In a sea of debt options, many are drawn to the notion of credit counselling especially if they need help managing finances. But in Canada, don’t be fooled. Most credit counselling companies do what’s called “debt management programs”. Their focus is not on providing consistent monthly budgeting advice but rather making a payment plan to creditors and essentially consolidating payments with reduced interest. You pay the company each month and they take a cut of the payment for their costs and the balance is sent to the creditors. There is no law to bind the creditors to this deal and they can opt out and still pursue legal action at any time.
A consumer proposal, on the other hand, is a different beast. It’s an arrangement to pay your creditors a different way then you agreed or pay only a portion of the debt while the rest is written off. The proposal is administered under Federal Bankruptcy & Insolvency Act but is not a bankruptcy. The law tells the creditors, Licensed Insolvency Trustee (“LIT”) and the consumer debtor what are everyone’s duties and responsibilities. We all play a part in the process.
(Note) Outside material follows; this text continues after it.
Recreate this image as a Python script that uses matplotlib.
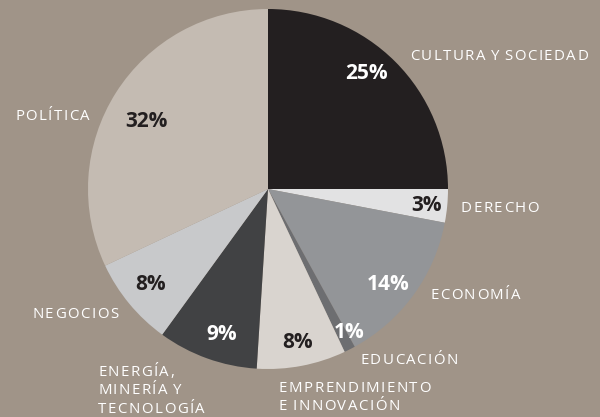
import matplotlib.pyplot as plt
from matplotlib import font_manager
from matplotlib.ft2font import FT2Font

# datos
categorias = ["CULTURA Y SOCIEDAD", "DERECHO", "ECONOMÍA", "EDUCACIÓN",
              "EMPRENDIMIENTO\nE INNOVACIÓN", "ENERGÍA,\nMINERÍA Y\nTECNOLOGÍA",
              "NEGOCIOS", "POLÍTICA"]
porcentajes = [25, 3, 14, 1, 8, 9, 8, 32]

colores = ["#231f20", "#e2e2e3", "#939598", "#6d6e71",
           "#d9d4cf", "#414244", "#c8c9cb", "#c4bbb2"]
color_pct = ["white", "#231f20", "white", "white",
             "#231f20", "white", "#231f20", "#231f20"]
fondo = "#a09488"

# posiciones en pixeles (x, y desde arriba); etiquetas: linea base de la 1a linea
pos_pct = [(366, 74), (427, 206), (388, 285), (349, 332),
           (298, 342), (222, 334), (151, 285), (146, 122)]
pos_etq = [(410, 60), (461, 212), (430, 299), (360, 364),
           (279, 392), (98, 376), (32, 318), (15, 120)]

cx, cy, r = 268, 189, 180
W, H = 600, 417
DPI = 100
TAM_ETQ = 10.8
TRACKING = 1.5   # px extra entre letras
INTERLINEA = 18.5

ruta_fuente = font_manager.findfont(font_manager.FontProperties(family="Open Sans"))
ft = FT2Font(ruta_fuente)
ft.set_size(TAM_ETQ, DPI)


def a_datos(px, py):
    return (px - cx) / r, (cy - py) / r


def texto_espaciado(ax, texto, px, py):
    # matplotlib no tiene letter-spacing: se coloca letra por letra
    for n, linea in enumerate(texto.split("\n")):
        x = px
        y = py + n * INTERLINEA
        for ch in linea:
            g = ft.load_char(ord(ch))
            if ch == " ":
                x += g.linearHoriAdvance / 65536
                continue
            xd, yd = a_datos(x, y)
            ax.text(xd, yd, ch, color="white", fontsize=TAM_ETQ,
                    family="Open Sans", ha="left", va="baseline")
            x += g.linearHoriAdvance / 65536 + TRACKING


fig = plt.figure(figsize=(W / DPI, H / DPI), dpi=DPI, facecolor=fondo)
ax = fig.add_axes([0, 0, 1, 1])
ax.set_facecolor(fondo)

ax.pie(porcentajes, colors=colores, startangle=90, counterclock=False,
       radius=1, wedgeprops={"linewidth": 0})

for p, c, (px, py) in zip(porcentajes, color_pct, pos_pct):
    x, y = a_datos(px, py)
    ax.text(x, y, f"{p}%", color=c, fontsize=15, fontweight="bold",
            family="Open Sans", ha="center", va="center")

for etq, (px, py) in zip(categorias, pos_etq):
    texto_espaciado(ax, etq, px, py)

ax.set_xlim(-cx / r, (W - cx) / r)
ax.set_ylim(-(H - cy) / r, cy / r)
ax.set_aspect("equal")
ax.axis("off")

fig.savefig("out.png", dpi=DPI, facecolor=fondo)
With the professional assistance of a LIT, a legal deal to your creditors is created. The day the proposal is e-filed with the Government, interest stops, judgements stop, wage garnishments stop and all previous arrangements with creditors cease. The exception are secured debts such as car loans and mortgages if you wish to continue those arrangements.
If you are concerned that you might lose assets in a proposal such as your home, car, or investments, don’t be. The only way the assets play a part is in determining what kind of deal to give the creditors. You may choose to keep all your assets and not have them form part of the proposal.
In most circumstances, those that file a proposal have steady income but are finding it increasingly difficult to make the monthly payments demanded by creditors due to revolving interest charges. They understand the obligation to pay their debts but simply can’t do it anymore or aren’t able to put a dent into the balance owing. They want to avoid the stigma of filing for bankruptcy and would rather make a deal to the creditors.
The creditors have 45 days to vote to accept, reject or counteroffer. Not every creditor must accept the offer. Only the majority of creditors must accept. If accepted, an additional 15 day timeframe is required for Court approval which rarely happens. On some occasions, a meeting of creditors may be requested which could be held virtually. If accepted by the creditors and Court, it is binding on all unsecured creditors even if they voted against the proposal. If it doesn’t get accepted, your assets are not seized. You are simply back at the drawing board.
Once accepted, the payments are made to the LIT who administers the funds according to Federal law. You may borrow during the proposal, buy or sell assets and even pay off the proposal faster. Once all the terms are paid, a Certificate of Full Performance is issued and the credit bureaus are notified.
Equifax Canada and Trans Union of Canada reflect the filing of the proposal 3 years from completion. In other words, if you make a deal to make payments over the maximum 60 months (5 year term), the proposal will be reflected on your history for 8 years.
As everyone’s financial situation is varied, we suggest that you discuss your specific situation with a LIT who can provide their professional opinion as to what offer may be best for both you and the creditors.
The consumer proposal is a great alternative to obtaining a consolidation loan, or a debt management program that has no legal enforcement or a bankruptcy proceeding where you could lose assets. Feel good about paying some of the debt without interest and see the light at the end of the debt tunnel.